CONDOMINIUM WITH ARTIST RESIDENCY

SUGAR HILL STUDIO PROGRAM
Brooklyn and Harlem, New York
2013–c.2021

Sugar Hill Capital Partners

Piggybacking Tactics Employed:
Inhabit a Niche

Icon_niche 1C.png

Residual Spaces can be found within sites that are otherwise occupied, sometimes in the basements and former mechanical spaces of older buildings. Sugar Hill Capital Partners (SHCP), for example, once provided studio space to local artists in its renovated basement spaces in Harlem and Brooklyn either “for trade” or at subsidized rates. THE SUGAR HILL STUDIO PROGRAM combined its founder’s passion for art with his company’s aim to recapture underutilized spaces in the apartment buildings they owned and operated. Artists living within a 30-block radius of one of SHCP’s properties were eligible to apply for a one-year lease on available studios. At the end of their residency, Sugar Hill collected a “substantial artwork” as payment for use of the space.

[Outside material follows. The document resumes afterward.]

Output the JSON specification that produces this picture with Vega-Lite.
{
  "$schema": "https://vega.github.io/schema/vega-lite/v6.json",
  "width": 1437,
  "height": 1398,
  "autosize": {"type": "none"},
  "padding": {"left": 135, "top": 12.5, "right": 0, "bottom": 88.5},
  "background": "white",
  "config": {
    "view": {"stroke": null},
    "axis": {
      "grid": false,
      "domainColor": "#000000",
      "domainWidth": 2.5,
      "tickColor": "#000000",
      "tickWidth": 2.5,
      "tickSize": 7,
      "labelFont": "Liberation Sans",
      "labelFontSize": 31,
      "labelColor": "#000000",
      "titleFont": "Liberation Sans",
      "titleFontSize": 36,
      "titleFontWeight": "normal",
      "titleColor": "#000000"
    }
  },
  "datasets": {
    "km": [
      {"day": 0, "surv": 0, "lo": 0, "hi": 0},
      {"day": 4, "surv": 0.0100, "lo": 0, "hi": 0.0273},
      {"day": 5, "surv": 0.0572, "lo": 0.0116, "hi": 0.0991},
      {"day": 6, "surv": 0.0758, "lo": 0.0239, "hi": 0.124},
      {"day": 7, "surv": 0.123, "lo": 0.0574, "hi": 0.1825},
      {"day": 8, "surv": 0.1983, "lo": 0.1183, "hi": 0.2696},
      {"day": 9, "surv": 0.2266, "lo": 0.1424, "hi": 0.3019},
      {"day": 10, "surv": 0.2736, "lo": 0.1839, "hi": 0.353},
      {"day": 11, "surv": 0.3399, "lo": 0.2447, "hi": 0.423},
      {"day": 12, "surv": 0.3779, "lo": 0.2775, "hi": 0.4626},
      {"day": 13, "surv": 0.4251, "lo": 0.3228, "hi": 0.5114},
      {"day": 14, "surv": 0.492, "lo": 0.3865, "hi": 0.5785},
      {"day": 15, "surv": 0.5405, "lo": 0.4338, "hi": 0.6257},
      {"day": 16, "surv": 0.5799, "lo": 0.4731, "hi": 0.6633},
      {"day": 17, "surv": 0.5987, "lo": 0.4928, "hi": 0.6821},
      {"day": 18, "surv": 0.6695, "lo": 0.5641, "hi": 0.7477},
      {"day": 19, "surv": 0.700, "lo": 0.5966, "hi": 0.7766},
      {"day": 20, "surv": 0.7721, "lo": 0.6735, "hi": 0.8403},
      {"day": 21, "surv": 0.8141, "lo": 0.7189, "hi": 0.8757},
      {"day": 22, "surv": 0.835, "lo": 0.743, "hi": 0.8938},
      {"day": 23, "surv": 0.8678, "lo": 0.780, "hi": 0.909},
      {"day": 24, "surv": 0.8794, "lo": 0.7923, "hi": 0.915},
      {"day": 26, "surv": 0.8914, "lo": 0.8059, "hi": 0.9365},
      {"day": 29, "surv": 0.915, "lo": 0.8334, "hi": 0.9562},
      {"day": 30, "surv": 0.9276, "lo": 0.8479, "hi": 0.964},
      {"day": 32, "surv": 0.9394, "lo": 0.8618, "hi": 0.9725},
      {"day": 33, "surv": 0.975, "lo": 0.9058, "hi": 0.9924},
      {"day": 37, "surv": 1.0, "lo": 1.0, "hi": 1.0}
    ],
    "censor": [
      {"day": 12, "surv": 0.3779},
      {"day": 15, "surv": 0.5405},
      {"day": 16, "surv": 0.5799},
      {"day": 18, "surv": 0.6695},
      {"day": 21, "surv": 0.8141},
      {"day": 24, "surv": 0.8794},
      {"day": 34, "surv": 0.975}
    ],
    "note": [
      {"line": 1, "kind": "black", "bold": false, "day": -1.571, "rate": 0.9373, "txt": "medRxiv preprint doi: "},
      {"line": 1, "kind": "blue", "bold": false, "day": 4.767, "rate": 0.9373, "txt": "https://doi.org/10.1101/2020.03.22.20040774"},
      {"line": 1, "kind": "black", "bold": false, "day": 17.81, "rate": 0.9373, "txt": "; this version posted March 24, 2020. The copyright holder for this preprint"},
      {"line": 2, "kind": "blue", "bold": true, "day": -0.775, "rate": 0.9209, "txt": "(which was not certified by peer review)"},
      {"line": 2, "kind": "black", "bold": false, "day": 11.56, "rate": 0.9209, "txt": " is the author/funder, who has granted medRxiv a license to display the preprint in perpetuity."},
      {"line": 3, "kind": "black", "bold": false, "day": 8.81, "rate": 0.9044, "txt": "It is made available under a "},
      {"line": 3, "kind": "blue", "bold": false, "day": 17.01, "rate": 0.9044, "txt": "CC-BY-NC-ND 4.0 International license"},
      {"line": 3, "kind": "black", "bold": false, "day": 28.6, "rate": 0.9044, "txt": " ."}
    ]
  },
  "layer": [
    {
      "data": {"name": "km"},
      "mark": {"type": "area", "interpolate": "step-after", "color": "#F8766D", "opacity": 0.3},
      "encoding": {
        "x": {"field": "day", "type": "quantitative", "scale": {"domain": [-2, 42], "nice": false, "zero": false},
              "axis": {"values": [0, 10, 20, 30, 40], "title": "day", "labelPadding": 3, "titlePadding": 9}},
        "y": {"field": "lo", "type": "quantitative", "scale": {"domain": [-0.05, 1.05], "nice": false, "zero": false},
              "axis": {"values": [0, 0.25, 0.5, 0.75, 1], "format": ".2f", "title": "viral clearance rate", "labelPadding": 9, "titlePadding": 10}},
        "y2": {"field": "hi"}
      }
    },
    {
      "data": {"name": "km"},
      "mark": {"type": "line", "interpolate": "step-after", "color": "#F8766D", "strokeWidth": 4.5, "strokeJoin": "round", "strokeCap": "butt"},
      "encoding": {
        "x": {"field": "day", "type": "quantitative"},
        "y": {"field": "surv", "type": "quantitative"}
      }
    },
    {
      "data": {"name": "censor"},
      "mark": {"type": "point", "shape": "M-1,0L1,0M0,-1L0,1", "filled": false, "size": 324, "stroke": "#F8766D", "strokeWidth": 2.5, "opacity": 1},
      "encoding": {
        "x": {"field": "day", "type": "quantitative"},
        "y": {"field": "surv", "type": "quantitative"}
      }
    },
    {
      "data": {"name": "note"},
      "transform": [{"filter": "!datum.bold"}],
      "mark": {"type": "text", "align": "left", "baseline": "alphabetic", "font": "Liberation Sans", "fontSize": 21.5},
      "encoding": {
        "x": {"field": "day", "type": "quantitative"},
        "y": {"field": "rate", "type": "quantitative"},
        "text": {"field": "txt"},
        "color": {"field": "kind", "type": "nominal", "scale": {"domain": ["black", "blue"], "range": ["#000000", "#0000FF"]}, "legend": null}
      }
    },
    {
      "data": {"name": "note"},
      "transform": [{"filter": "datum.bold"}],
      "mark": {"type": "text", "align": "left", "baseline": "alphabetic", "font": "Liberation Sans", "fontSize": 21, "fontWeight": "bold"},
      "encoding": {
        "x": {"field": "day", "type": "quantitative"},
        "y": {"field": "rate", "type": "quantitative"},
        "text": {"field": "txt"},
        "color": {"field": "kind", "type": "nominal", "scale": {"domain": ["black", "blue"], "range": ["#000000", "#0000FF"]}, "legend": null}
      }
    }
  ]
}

A cynical assessment of this program might view this arrangement as mildly exploitative—basements, after all, do not generally constitute ideal studio space. But as one participant put it, “artists in New York City are of course grateful for any space they can get.” She further noted what she viewed as SHCP’s generally “good intentions” and the unprecedented nature of the studio program’s efforts to connect emerging artists with local studio space and private collectors. Nonetheless, when viewed in relation to SHCP’s practice of acquiring, upgrading, and in some cases deregulating previously rent-stabilized buildings, troubling questions about gentrification and displacement can also be posed. SHCP quietly ended its artist residency program sometime in the early 2020s—a casualty, perhaps, of the pandemic or of SHCP’s recent financial challenges.